There were pro-Trump Republicans who indicated they are ready to turn the page.
Georgia Senator Kelly Loeffler, someone who closely chained her political fortunes to Trump and who lost her election on Tuesday, struck a serious tone on the Senate floor Wednesday night when she announced she was rescinding her objection to electoral votes for Biden.
“The events that have transpired today have forced me to reconsider and I cannot now, in good conscience, object,” she said.
Another Trump confidant and occasional golf partner, Senator Lindsey Graham, said after four years of trying to work with Trump, he had had enough.
“Trump and I, we’ve had a hell of a journey. I hate it to end this way. Oh my God, I hate it,” Graham said. “From my point of view, he’s been a consequential president, but today … All I can say is a count me out.
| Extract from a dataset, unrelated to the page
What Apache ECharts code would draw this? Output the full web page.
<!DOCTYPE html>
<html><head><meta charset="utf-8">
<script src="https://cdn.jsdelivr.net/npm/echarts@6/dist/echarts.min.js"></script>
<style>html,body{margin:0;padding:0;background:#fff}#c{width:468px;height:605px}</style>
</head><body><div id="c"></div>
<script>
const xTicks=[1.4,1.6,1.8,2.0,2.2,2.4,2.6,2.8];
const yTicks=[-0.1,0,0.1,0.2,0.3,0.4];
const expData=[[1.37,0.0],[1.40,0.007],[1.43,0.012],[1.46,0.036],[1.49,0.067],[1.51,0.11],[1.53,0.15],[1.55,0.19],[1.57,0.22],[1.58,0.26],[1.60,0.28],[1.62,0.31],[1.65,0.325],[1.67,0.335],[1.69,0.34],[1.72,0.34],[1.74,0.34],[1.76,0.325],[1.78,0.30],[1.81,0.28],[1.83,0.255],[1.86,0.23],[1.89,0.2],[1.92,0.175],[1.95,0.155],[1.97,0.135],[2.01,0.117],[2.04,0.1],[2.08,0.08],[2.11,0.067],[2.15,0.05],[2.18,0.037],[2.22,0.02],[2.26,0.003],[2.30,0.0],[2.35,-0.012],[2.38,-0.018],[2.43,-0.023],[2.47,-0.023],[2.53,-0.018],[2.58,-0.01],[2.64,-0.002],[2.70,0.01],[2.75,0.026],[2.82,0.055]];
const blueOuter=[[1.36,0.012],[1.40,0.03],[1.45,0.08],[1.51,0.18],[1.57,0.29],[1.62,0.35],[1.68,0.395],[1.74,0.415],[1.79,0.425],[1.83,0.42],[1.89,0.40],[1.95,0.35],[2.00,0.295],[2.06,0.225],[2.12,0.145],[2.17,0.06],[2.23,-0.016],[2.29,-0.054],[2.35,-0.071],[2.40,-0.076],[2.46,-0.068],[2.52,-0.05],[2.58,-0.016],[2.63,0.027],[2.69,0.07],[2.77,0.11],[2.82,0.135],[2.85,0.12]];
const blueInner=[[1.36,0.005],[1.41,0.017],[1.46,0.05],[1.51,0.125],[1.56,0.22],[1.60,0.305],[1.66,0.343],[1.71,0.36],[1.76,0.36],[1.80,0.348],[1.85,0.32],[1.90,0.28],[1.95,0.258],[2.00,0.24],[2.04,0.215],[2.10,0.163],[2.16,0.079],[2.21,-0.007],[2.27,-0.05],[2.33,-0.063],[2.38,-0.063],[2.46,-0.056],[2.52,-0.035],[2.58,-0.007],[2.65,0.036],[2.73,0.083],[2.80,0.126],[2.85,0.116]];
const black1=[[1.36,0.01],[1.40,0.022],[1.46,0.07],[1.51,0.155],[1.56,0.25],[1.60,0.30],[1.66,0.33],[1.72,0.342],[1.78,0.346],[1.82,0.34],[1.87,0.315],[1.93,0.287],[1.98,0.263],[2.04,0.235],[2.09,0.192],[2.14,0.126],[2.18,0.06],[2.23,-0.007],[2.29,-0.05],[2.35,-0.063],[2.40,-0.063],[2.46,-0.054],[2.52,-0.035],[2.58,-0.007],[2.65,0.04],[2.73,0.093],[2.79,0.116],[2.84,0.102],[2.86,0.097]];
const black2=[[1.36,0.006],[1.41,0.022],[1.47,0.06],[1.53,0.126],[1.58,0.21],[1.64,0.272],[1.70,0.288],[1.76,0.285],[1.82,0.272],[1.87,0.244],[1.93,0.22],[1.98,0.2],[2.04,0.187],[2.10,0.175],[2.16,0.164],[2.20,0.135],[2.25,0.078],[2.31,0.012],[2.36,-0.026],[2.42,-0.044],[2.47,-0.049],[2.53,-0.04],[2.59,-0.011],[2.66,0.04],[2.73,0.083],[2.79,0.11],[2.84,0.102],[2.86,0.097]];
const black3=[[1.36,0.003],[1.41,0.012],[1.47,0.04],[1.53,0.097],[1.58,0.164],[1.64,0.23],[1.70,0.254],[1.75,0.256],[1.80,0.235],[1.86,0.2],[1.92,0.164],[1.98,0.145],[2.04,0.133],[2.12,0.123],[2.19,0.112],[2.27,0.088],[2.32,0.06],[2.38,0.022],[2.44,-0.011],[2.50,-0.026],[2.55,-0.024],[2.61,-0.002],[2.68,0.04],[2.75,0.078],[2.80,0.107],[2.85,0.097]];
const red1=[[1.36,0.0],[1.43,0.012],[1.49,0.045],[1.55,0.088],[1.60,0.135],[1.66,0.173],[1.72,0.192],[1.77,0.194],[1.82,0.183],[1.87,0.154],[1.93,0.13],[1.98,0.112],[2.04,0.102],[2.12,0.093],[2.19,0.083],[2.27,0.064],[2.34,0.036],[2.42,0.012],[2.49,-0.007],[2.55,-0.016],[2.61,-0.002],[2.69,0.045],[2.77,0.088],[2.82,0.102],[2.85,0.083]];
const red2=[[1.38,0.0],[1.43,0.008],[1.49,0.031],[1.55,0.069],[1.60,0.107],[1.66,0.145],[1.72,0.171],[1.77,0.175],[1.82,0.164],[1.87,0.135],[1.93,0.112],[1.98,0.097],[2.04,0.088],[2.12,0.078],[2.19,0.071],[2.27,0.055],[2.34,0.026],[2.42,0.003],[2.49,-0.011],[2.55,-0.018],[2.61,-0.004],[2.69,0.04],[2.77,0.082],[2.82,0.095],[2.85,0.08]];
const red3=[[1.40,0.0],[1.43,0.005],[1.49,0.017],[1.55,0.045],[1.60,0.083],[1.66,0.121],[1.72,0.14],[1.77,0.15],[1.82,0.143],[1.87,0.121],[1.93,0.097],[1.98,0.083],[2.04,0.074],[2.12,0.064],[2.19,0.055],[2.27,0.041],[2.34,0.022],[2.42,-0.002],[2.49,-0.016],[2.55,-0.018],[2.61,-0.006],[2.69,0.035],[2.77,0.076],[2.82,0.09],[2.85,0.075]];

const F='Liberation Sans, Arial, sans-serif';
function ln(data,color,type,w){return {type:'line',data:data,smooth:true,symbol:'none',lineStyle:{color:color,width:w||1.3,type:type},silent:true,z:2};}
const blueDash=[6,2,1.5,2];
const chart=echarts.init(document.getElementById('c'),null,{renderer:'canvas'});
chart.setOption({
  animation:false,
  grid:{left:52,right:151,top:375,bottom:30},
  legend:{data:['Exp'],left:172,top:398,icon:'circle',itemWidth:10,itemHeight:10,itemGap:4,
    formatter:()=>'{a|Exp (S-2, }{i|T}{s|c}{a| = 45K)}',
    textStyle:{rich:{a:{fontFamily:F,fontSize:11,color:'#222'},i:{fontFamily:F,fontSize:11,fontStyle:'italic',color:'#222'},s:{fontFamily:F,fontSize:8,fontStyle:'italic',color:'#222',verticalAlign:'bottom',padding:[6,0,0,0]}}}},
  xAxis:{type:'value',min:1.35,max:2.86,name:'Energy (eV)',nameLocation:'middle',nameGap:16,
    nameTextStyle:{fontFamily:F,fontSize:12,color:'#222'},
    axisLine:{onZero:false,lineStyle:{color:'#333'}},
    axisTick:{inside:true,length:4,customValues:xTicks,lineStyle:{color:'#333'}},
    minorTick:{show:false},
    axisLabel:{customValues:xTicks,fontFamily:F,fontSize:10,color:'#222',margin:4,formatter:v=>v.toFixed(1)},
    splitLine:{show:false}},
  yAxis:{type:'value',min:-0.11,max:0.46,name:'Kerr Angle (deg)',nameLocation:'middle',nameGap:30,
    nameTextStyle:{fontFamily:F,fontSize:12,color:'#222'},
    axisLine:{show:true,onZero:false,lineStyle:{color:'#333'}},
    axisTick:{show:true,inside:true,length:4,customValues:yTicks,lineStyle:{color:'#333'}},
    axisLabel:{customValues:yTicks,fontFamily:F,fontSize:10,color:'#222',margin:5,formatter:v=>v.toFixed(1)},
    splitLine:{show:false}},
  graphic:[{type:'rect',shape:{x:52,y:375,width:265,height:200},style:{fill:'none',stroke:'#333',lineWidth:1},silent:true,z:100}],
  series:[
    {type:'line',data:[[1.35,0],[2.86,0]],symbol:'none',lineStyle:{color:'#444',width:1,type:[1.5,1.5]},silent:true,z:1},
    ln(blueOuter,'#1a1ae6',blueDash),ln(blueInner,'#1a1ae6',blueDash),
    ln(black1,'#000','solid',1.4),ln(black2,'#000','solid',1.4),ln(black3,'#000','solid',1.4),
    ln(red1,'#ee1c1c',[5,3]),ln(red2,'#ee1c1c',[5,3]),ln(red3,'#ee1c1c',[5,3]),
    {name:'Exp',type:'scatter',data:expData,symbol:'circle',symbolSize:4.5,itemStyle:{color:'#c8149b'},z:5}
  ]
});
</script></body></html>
Enough is enough.”
If enough is truly enough, politicians in both parties will look at Wednesday’s violence and realise that encouraging white-hot political rhetoric fuelled by deep-seated anger is a path to danger – much more than just a way to build a passionate, enthusiastic voting base.
However, if Congress’s post-riot actions are any indication, any lessons to be learned and an effort to bridge the massive political chasm might be an impossible dream, even after an historic attack on the heart of US democracy.